Tuesday, June 26, 2012

Whose Music Will You Run To For Shelter?


Goddamn, I woke up in a bad mood this morning. But then I remembered Public Enemy.



Sure, this is recent PE, acknowledged universally as not as good as classic PE. But hell, it's a banger, and has the triumphant horn sections that the Bomb Squad are famous for. Rumour has it that PE's production went downhill with the advent of tighter copywrite protection of samples, when the legal industry started taking note of what rappers were up to. Rich white dudes suing poor black dudes, attempting to take away what was a fierce form of personal expression, the Black CNN, which happened to call out those rich white dudes? Yeah, let's stop pretending that was all about protecting the rights of the original artists, shall we? Kinda reminds me of what happened in Iraq, where the first laws enacted under the new Mission Accomplished American Regime were copywrite laws. Not laws determining how the new government would run, not laws defining how elections would run, not laws to ensure the population would be fed and hydrated and housed, but laws protecting the Iraqi people from the scourge of pirated copies of the Lion King.

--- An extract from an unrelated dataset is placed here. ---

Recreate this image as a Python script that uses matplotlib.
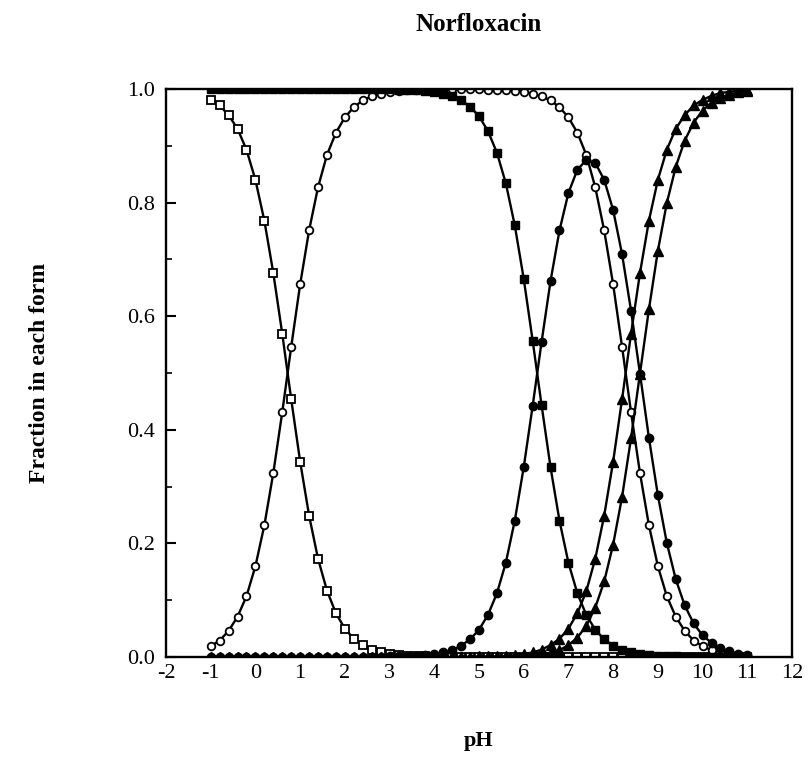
import matplotlib
matplotlib.use("Agg")
import matplotlib.pyplot as plt
from matplotlib.ticker import MultipleLocator, FixedLocator

plt.rcParams['font.family'] = ['Liberation Serif', 'DejaVu Serif']
plt.rcParams['axes.unicode_minus'] = False

title = "Norfloxacin"
xlabel = "pH"
ylabel = "Fraction in each form"
xticks = [-2, -1, 0, 1, 2, 3, 4, 5, 6, 7, 8, 9, 10, 11, 12]
yticks = [0.0, 0.2, 0.4, 0.6, 0.8, 1.0]

pH = [-1.0, -0.8, -0.6, -0.4, -0.2, 0.0, 0.2, 0.4, 0.6, 0.8,
      1.0, 1.2, 1.4, 1.6, 1.8, 2.0, 2.2, 2.4, 2.6, 2.8,
      3.0, 3.2, 3.4, 3.6, 3.8, 4.0, 4.2, 4.4, 4.6, 4.8,
      5.0, 5.2, 5.4, 5.6, 5.8, 6.0, 6.2, 6.4, 6.6, 6.8,
      7.0, 7.2, 7.4, 7.6, 7.8, 8.0, 8.2, 8.4, 8.6, 8.8,
      9.0, 9.2, 9.4, 9.6, 9.8, 10.0, 10.2, 10.4, 10.6, 10.8, 11.0]

# open squares
open_squares = [0.981, 0.971, 0.954, 0.930, 0.893, 0.840, 0.768, 0.676, 0.569, 0.454,
                0.344, 0.249, 0.173, 0.117, 0.077, 0.050, 0.032, 0.021, 0.013, 0.008,
                0.005, 0.003, 0.002, 0.001, 0.001, 0.000, 0.000, 0.000, 0.000, 0.000,
                0.000, 0.000, 0.000, 0.000, 0.000, 0.000, 0.000, 0.000, 0.000, 0.000,
                0.000, 0.000, 0.000, 0.000, 0.000, 0.000, 0.000, 0.000, 0.000, 0.000,
                0.000, 0.000, 0.000, 0.000, 0.000, 0.000, 0.000, 0.000, 0.000, 0.000, 0.000]
# open circles
open_circles = [0.019, 0.029, 0.046, 0.071, 0.107, 0.160, 0.232, 0.324, 0.431, 0.546,
                0.656, 0.751, 0.827, 0.884, 0.923, 0.950, 0.968, 0.980, 0.987, 0.992,
                0.995, 0.997, 0.998, 0.999, 0.999, 1.000, 1.000, 1.000, 1.000, 1.000,
                1.000, 0.999, 0.999, 0.998, 0.997, 0.995, 0.992, 0.987, 0.980, 0.968,
                0.950, 0.923, 0.884, 0.827, 0.751, 0.656, 0.546, 0.431, 0.324, 0.232,
                0.160, 0.107, 0.071, 0.046, 0.029, 0.019, 0.012, 0.008, 0.005, 0.003, 0.002]
# filled triangles (left curve)
triangles_a = [0.000, 0.000, 0.000, 0.000, 0.000, 0.000, 0.000, 0.000, 0.000, 0.000,
               0.000, 0.000, 0.000, 0.000, 0.000, 0.000, 0.000, 0.000, 0.000, 0.000,
               0.000, 0.000, 0.000, 0.000, 0.000, 0.000, 0.000, 0.000, 0.000, 0.000,
               0.001, 0.001, 0.001, 0.002, 0.003, 0.005, 0.008, 0.013, 0.021, 0.032,
               0.050, 0.077, 0.116, 0.173, 0.249, 0.344, 0.454, 0.569, 0.676, 0.768,
               0.840, 0.893, 0.930, 0.954, 0.971, 0.981, 0.988, 0.993, 0.995, 0.997, 0.998]
# filled squares
filled_squares = [1.000, 1.000, 1.000, 1.000, 1.000, 1.000, 1.000, 1.000, 1.000, 1.000,
                  1.000, 1.000, 1.000, 1.000, 1.000, 1.000, 1.000, 1.000, 1.000, 1.000,
                  1.000, 0.999, 0.999, 0.998, 0.997, 0.995, 0.992, 0.988, 0.980, 0.969,
                  0.952, 0.926, 0.888, 0.834, 0.760, 0.666, 0.557, 0.443, 0.334, 0.240,
                  0.166, 0.112, 0.074, 0.048, 0.031, 0.020, 0.012, 0.008, 0.005, 0.003,
                  0.002, 0.001, 0.001, 0.000, 0.000, 0.000, 0.000, 0.000, 0.000, 0.000, 0.000]
# filled circles
filled_circles = [0.000, 0.000, 0.000, 0.000, 0.000, 0.000, 0.000, 0.000, 0.000, 0.000,
                  0.000, 0.000, 0.000, 0.000, 0.000, 0.000, 0.000, 0.000, 0.000, 0.000,
                  0.001, 0.001, 0.001, 0.002, 0.003, 0.005, 0.008, 0.012, 0.020, 0.031,
                  0.048, 0.074, 0.112, 0.166, 0.240, 0.334, 0.442, 0.555, 0.662, 0.751,
                  0.817, 0.858, 0.875, 0.870, 0.840, 0.787, 0.709, 0.610, 0.499, 0.386,
                  0.285, 0.201, 0.137, 0.091, 0.059, 0.038, 0.025, 0.016, 0.010, 0.006, 0.004]
# filled triangles (right curve)
triangles_b = [0.000, 0.000, 0.000, 0.000, 0.000, 0.000, 0.000, 0.000, 0.000, 0.000,
               0.000, 0.000, 0.000, 0.000, 0.000, 0.000, 0.000, 0.000, 0.000, 0.000,
               0.000, 0.000, 0.000, 0.000, 0.000, 0.000, 0.000, 0.000, 0.000, 0.000,
               0.000, 0.000, 0.000, 0.000, 0.000, 0.001, 0.002, 0.004, 0.007, 0.012,
               0.021, 0.034, 0.055, 0.087, 0.133, 0.198, 0.282, 0.385, 0.499, 0.612,
               0.715, 0.799, 0.863, 0.909, 0.941, 0.962, 0.976, 0.984, 0.990, 0.994, 0.996]

fig = plt.figure(figsize=(8.08, 7.76), dpi=100)
ax = fig.add_axes([166/808, 1 - 657/776, 626/808, 568/776])

lw = 1.7
mew = 1.3
ax.plot(pH, open_squares, '-', color='black', lw=lw, marker='s', ms=5.5,
        mfc='white', mec='black', mew=mew)
ax.plot(pH, open_circles, '-', color='black', lw=lw, marker='o', ms=5.5,
        mfc='white', mec='black', mew=mew)
ax.plot(pH, triangles_a, '-', color='black', lw=lw, marker='^', ms=6.5,
        mfc='black', mec='black', mew=1.0)
ax.plot(pH, filled_squares, '-', color='black', lw=lw, marker='s', ms=5.5,
        mfc='black', mec='black', mew=1.0)
ax.plot(pH, filled_circles, '-', color='black', lw=lw, marker='o', ms=6.0,
        mfc='black', mec='black', mew=1.0)
ax.plot(pH, triangles_b, '-', color='black', lw=lw, marker='^', ms=6.5,
        mfc='black', mec='black', mew=1.0)

ax.set_xlim(-2, 12)
ax.set_ylim(0, 1)
ax.xaxis.set_major_locator(FixedLocator(xticks))
ax.set_xticklabels([str(t) for t in xticks])
ax.yaxis.set_major_locator(FixedLocator(yticks))
ax.set_yticklabels([f"{t:.1f}" for t in yticks])
ax.yaxis.set_minor_locator(MultipleLocator(0.1))

ax.tick_params(axis='x', which='both', length=0, pad=5, labelsize=16)
ax.tick_params(axis='y', which='major', direction='in', length=7, width=1.5,
               pad=8, labelsize=16)
ax.tick_params(axis='y', which='minor', direction='in', length=4, width=1.2)
for s in ax.spines.values():
    s.set_linewidth(1.7)

ax.set_title(title, fontsize=18, fontweight='bold', pad=42)
ax.set_xlabel(xlabel, fontsize=16, fontweight='bold')
ax.xaxis.set_label_coords(0.5, -0.13)
ax.set_ylabel(ylabel, fontsize=17, fontweight='bold')
ax.yaxis.set_label_coords(-0.185, 0.5)

fig.savefig("out.png", dpi=100)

I was already pretty politically aware by the time I discovered PE, and it was initially the politics and aggression that drew me to them - it was like punk rock with beats, big fat cacophonies of noise, blasting through with righteous lyrics that I could shout at teachers when they were, like, trying to oppress me, man.



But as I got more and more into them, it was the production that kept me there. Those layers of sound, those James Brown breaks. In the "Welcome To The Terrordome" movie there's a sweet bit where the band are all sitting in the back of a van. It's real early on in the PE timeline, and they're all real skinny and wearing all black. Someone puts on a James Brown track and they all just start really getting into it, nodding their heads and generally feeling it. It's a killer moment, and it makes you just a little more aware of their musicianship, how they are songwriters first and political orators second.



There's so much PE on YouTube that it's difficult to find individual songs - for example, I've been looking for the above clip from that movie for months now, without success. I was looking for an example of how the band eventually overcame the sampling problem, and eventually I remembered this clip. I guess by this stage PE were rich enough and famous enough to simply call the guy who made the original, and see if he wanted to play on their new version.



Plus, it's a nice mellow track to end on.